The second way is the opposite of the first. Embrace a “searching” philosophy and find the ending by writing the script! The argument here is that you’ll find a much more interesting ending than would’ve been possible had you methodically bullet-pointed your way through an outline. While this approach is riskier (without a destination, you could completely lose direction), the potential reward is bigger.

Here’s the trick with the second option though. If that’s you how find your ending, YOU NEED TO THEN GO BACK AND REWRITE YOUR ENTIRE SCRIPT.

Why? Because the large majority of what you’ve written, you’ve written with no idea of how things were going to end. So you now have all these scenes which have little-to-no connection to your ending. The best thing to do, then, is go back and rewrite everything so that it connects organically with that ending.

The thing is, VERY FEW WRITERS HAVE THE PATIENCE TO DO THIS. They instead change a scene here and a scene there and convince themselves it’s good enough. And they’re left with this patchwork story that, at times, connects with the ending and at times tells a different story entirely.

Then there’s the third option. I call this the “Fuck it” option.

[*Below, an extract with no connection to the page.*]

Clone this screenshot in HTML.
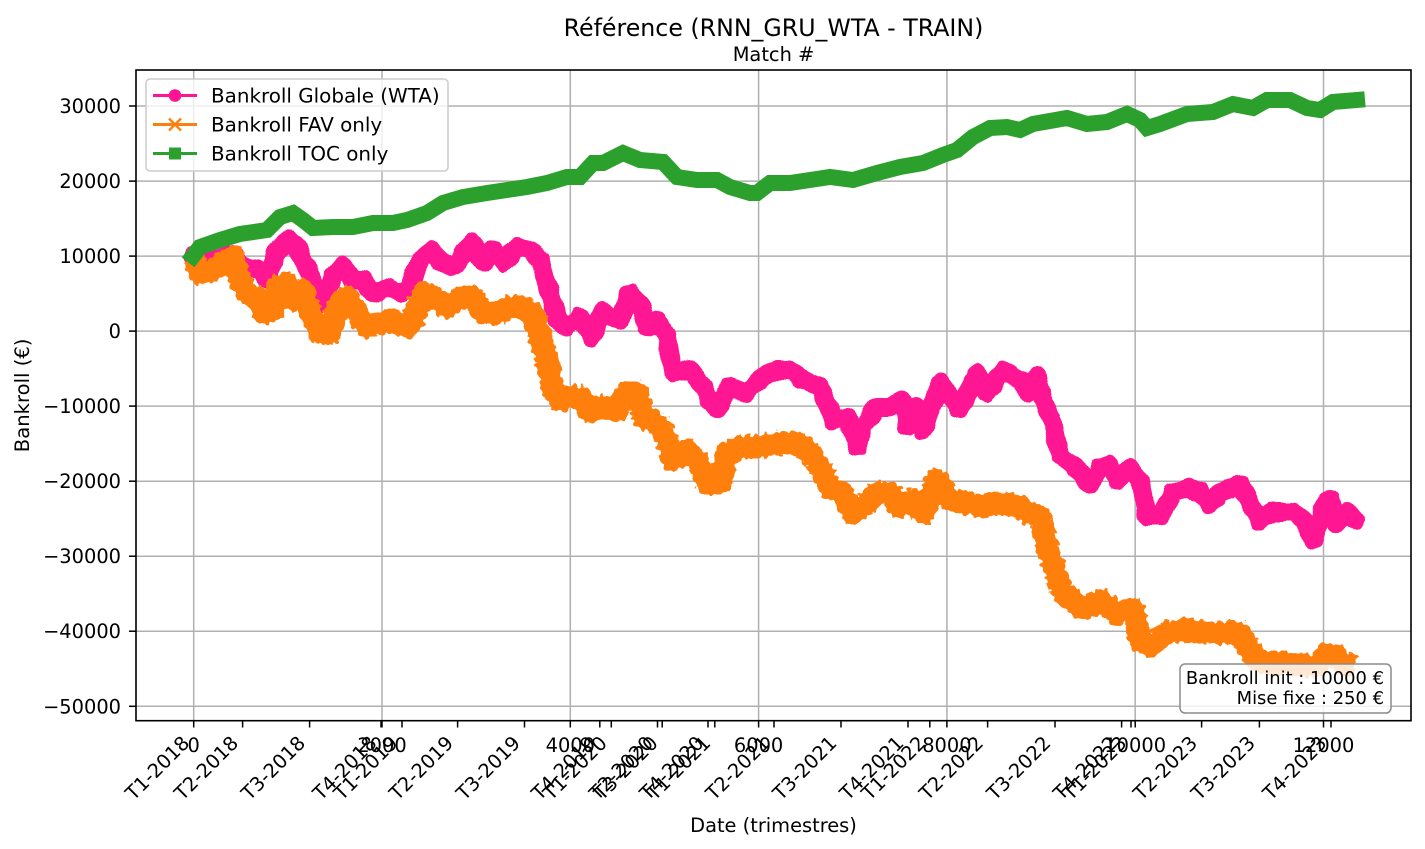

This is when you don’t really know how to end things, so you write a bunch of bullshit and hope for the best. This is how The Grownup ends. It’s so apparent that Flynn didn’t know how to end this that you can actually hear it in the character himself. As he’s talking, you can hear him searching for a logical ending. I can’t get into specifics without spoiling things, but let’s just say that any bottom level prodco executive would tear this to pieces.

Maybe whoever adapts this will address this issue. I hope so. Because there is a lot of good to the story. But man, that ending?

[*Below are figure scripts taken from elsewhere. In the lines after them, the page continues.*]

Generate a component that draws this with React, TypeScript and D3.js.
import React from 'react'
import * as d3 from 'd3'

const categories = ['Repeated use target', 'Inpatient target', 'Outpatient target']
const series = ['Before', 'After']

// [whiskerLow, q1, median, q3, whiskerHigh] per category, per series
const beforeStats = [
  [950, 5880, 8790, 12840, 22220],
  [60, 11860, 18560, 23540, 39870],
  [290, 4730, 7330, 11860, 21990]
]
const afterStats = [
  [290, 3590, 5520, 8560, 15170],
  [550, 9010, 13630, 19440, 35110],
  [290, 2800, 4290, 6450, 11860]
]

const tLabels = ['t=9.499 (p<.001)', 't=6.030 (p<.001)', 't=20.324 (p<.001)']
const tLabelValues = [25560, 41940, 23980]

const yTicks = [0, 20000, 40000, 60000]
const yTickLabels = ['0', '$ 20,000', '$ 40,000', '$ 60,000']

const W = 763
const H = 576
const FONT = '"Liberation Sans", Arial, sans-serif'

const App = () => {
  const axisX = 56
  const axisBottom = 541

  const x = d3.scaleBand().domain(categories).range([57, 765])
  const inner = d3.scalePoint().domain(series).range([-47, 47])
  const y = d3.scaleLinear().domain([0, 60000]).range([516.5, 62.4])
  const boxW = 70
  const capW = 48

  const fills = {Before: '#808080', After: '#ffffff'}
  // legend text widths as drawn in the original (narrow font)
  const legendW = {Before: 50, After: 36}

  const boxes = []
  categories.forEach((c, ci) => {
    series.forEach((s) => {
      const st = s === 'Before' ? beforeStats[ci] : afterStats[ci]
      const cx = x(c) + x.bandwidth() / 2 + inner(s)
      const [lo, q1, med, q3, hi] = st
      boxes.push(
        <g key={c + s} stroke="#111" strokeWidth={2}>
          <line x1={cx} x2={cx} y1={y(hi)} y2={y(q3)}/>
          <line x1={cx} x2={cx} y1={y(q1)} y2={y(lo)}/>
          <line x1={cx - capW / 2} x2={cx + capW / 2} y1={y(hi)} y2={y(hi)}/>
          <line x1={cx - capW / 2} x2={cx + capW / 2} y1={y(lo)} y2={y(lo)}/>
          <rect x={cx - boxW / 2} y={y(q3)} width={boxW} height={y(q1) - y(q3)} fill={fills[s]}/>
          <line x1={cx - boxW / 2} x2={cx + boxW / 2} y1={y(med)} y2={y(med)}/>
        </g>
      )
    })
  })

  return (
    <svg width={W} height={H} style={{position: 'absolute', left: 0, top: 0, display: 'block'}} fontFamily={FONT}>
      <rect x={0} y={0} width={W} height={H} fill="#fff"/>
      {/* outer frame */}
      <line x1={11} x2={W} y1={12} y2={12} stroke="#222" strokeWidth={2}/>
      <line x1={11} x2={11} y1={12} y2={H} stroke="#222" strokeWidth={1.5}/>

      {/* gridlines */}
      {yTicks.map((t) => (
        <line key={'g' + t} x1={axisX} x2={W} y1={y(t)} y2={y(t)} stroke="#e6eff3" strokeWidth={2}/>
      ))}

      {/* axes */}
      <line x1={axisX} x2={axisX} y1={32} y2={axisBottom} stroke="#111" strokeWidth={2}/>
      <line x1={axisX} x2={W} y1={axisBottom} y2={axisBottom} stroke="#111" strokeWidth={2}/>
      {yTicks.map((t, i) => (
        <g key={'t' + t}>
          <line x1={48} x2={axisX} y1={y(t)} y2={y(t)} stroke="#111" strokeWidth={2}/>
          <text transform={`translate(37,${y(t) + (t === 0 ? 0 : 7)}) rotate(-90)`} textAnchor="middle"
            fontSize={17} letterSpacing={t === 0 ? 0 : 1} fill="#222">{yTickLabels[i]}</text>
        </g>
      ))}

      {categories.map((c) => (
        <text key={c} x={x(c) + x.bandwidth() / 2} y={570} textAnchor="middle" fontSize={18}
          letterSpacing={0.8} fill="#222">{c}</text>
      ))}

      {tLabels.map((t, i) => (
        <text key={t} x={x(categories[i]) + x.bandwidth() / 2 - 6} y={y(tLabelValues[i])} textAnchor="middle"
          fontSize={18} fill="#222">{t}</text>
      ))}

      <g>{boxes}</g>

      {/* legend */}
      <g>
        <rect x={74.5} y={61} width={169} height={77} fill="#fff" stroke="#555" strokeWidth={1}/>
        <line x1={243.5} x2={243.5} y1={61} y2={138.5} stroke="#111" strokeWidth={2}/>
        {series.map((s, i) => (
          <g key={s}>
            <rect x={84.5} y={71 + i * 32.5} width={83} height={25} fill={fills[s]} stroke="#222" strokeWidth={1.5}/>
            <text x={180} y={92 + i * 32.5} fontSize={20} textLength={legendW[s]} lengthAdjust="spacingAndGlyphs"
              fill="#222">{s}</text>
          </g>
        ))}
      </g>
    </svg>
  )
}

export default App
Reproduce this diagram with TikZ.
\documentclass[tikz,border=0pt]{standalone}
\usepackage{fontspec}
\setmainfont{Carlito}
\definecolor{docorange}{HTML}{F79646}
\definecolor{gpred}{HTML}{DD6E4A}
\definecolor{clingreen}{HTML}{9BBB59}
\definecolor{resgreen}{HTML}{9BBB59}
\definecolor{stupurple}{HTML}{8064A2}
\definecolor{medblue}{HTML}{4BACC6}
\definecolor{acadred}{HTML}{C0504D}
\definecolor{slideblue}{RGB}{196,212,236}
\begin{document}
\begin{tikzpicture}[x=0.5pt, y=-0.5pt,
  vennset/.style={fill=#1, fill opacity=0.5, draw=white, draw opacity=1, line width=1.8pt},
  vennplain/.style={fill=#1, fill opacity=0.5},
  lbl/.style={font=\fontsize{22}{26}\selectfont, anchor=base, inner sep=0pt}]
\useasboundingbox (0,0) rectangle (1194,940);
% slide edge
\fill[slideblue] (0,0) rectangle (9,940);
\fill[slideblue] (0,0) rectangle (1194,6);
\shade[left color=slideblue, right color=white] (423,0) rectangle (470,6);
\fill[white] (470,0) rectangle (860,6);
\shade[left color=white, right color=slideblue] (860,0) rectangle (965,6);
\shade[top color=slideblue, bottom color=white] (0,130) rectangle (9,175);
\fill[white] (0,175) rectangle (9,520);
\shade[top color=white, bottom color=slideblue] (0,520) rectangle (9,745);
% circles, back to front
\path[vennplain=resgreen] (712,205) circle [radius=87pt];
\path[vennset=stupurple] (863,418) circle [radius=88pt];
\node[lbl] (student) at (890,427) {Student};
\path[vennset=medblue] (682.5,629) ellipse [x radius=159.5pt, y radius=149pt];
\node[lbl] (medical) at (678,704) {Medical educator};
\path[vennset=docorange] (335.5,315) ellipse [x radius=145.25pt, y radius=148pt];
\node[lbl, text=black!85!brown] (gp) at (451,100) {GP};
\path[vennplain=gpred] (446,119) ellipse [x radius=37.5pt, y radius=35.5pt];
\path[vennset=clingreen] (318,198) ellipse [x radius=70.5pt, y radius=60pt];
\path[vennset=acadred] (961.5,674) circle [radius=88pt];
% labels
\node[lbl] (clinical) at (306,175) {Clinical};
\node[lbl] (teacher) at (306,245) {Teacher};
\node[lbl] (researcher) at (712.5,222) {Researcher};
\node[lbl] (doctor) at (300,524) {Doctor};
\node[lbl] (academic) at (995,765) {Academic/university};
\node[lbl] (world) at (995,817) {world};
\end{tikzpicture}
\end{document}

[ ] What the hell did I just read?
[x] wasn’t for me
[ ] worth the read
[ ] impressive
[ ] genius

What I learned: There are a TREASURE TROVE of great movie ideas out there. Where? SHORT STORIES. Why? Because a) it’s the last place people think to look for movie ideas, and b) nobody reads short stories. If you’re looking to hack the system, get a bunch of those “Great short stories” books and devour them. I guarantee you’ll find a good idea sooner or later. And since it’s an adaptation, anybody you send it to in Hollywood will take it more seriously. Good luck!